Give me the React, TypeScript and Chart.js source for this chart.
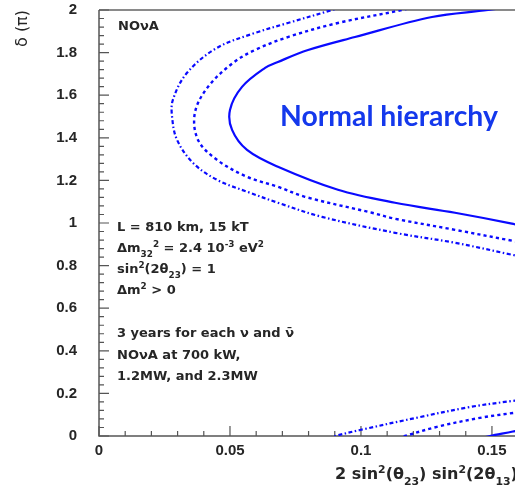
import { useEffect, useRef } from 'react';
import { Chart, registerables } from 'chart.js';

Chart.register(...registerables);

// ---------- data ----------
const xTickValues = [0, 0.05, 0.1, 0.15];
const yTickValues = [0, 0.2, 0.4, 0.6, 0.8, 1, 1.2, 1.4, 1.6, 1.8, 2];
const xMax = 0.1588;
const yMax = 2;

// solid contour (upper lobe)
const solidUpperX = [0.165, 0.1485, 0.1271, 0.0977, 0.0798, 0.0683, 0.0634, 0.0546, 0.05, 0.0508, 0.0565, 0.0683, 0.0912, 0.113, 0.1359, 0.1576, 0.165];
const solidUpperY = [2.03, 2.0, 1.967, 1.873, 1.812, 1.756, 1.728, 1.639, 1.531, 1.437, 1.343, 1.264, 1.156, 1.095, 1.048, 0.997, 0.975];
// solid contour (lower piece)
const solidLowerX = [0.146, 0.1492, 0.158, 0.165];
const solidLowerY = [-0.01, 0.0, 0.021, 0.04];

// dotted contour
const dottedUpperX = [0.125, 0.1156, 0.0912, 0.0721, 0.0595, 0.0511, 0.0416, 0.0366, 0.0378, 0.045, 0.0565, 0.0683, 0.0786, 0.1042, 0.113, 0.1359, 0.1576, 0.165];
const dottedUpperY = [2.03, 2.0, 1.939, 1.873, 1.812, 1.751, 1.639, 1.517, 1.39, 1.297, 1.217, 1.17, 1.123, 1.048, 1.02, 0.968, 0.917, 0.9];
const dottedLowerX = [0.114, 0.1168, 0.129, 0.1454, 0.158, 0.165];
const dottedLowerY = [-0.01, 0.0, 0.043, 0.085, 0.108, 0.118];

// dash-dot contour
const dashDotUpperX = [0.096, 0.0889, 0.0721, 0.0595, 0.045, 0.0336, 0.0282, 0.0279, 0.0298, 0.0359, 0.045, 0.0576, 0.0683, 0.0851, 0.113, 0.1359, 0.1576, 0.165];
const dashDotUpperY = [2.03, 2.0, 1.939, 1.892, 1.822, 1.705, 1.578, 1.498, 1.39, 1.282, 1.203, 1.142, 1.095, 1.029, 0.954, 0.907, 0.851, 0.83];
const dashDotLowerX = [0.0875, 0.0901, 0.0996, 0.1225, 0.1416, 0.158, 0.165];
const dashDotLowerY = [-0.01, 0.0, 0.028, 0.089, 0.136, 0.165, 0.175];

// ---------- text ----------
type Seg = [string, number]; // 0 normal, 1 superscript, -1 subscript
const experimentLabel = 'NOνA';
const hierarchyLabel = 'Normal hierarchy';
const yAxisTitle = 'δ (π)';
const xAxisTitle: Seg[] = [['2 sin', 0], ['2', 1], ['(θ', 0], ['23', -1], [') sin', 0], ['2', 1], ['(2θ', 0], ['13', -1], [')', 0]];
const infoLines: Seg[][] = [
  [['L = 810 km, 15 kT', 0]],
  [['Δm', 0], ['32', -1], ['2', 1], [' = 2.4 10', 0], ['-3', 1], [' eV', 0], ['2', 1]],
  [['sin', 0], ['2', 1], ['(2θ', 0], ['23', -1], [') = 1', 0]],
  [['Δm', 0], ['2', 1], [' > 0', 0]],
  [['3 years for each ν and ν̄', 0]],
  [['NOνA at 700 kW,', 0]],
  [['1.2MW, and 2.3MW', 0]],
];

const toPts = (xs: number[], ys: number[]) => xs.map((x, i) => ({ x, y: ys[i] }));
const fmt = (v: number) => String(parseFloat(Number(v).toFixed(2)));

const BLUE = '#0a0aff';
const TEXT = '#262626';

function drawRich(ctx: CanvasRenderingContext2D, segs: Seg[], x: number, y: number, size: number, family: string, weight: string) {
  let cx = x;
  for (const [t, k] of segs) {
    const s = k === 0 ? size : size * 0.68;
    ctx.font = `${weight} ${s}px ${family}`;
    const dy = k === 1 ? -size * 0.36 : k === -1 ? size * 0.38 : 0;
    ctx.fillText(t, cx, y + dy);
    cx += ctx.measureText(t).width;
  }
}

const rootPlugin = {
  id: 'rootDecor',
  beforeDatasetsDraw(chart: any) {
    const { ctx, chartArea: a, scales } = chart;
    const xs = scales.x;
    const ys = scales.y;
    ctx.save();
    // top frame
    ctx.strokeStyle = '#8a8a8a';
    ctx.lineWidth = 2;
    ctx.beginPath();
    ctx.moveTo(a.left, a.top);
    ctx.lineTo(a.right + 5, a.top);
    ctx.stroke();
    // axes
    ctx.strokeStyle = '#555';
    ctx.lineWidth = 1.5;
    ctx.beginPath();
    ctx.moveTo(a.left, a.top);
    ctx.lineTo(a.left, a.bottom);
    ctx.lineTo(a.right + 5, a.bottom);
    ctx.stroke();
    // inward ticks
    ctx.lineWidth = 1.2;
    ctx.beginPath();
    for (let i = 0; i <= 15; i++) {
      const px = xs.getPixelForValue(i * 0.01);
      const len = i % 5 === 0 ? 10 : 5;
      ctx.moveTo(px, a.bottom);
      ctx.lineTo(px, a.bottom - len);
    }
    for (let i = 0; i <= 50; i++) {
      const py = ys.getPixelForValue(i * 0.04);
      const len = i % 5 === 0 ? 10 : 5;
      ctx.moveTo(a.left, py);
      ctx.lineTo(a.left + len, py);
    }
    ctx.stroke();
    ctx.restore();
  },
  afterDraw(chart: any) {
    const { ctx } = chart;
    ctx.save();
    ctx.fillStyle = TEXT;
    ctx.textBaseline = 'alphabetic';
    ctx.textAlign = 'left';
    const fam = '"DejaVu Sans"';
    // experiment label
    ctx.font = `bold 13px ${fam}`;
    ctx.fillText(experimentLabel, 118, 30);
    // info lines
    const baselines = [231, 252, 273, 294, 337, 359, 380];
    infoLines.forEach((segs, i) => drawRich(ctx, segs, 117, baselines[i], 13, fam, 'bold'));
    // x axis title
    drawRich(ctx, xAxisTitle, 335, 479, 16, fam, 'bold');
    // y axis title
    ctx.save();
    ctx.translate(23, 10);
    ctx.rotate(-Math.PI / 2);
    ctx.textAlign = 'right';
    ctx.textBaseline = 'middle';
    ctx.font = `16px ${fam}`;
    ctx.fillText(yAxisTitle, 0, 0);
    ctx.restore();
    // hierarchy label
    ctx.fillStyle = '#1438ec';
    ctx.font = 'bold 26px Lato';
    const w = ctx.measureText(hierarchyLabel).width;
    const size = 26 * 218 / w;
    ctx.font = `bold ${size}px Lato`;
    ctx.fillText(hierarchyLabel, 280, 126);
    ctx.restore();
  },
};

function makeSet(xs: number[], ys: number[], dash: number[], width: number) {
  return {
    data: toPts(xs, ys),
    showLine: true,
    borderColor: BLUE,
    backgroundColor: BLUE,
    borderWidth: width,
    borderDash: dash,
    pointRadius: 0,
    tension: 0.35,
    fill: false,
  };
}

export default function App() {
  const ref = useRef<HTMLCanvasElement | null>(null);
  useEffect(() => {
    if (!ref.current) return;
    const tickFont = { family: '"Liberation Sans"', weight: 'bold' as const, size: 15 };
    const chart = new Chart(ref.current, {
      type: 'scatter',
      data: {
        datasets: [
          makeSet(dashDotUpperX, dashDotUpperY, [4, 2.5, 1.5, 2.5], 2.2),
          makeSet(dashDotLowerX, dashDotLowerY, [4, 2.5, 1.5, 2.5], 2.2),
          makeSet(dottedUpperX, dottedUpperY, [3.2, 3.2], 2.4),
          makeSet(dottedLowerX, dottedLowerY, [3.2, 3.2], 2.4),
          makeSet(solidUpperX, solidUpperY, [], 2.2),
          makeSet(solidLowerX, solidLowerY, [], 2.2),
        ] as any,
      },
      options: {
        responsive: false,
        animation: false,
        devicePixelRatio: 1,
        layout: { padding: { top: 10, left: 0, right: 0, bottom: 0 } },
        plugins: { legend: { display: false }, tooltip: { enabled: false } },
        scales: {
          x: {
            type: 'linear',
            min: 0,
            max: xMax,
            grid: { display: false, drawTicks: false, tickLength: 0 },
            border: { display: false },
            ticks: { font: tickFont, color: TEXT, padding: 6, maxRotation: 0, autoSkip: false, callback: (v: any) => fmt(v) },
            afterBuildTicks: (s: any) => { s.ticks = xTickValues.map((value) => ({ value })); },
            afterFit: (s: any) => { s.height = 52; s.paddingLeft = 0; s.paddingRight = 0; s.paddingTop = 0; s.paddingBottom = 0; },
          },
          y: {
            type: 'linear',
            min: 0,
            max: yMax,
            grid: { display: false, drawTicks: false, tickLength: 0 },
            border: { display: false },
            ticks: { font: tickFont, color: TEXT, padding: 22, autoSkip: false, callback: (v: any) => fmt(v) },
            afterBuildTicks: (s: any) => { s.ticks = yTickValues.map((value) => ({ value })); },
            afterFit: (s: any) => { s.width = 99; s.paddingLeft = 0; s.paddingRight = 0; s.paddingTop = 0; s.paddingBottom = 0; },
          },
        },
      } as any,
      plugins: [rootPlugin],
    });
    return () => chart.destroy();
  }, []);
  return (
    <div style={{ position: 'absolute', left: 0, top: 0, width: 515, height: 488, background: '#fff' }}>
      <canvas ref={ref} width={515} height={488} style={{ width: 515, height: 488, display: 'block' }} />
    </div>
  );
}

(DESCRIPTION OF THE TASK): Restate, line by line and word for word, everything from the top of the material through the line that contains "const solidLowerY = [-0.01, 0.0, 0.021, 0.04];". Leave pictures out.

(EXPECTED OUTPUT):
Give me the React, TypeScript and Chart.js source for this chart.
import { useEffect, useRef } from 'react';
import { Chart, registerables } from 'chart.js';

Chart.register(...registerables);

// ---------- data ----------
const xTickValues = [0, 0.05, 0.1, 0.15];
const yTickValues = [0, 0.2, 0.4, 0.6, 0.8, 1, 1.2, 1.4, 1.6, 1.8, 2];
const xMax = 0.1588;
const yMax = 2;

// solid contour (upper lobe)
const solidUpperX = [0.165, 0.1485, 0.1271, 0.0977, 0.0798, 0.0683, 0.0634, 0.0546, 0.05, 0.0508, 0.0565, 0.0683, 0.0912, 0.113, 0.1359, 0.1576, 0.165];
const solidUpperY = [2.03, 2.0, 1.967, 1.873, 1.812, 1.756, 1.728, 1.639, 1.531, 1.437, 1.343, 1.264, 1.156, 1.095, 1.048, 0.997, 0.975];
// solid contour (lower piece)
const solidLowerX = [0.146, 0.1492, 0.158, 0.165];
const solidLowerY = [-0.01, 0.0, 0.021, 0.04];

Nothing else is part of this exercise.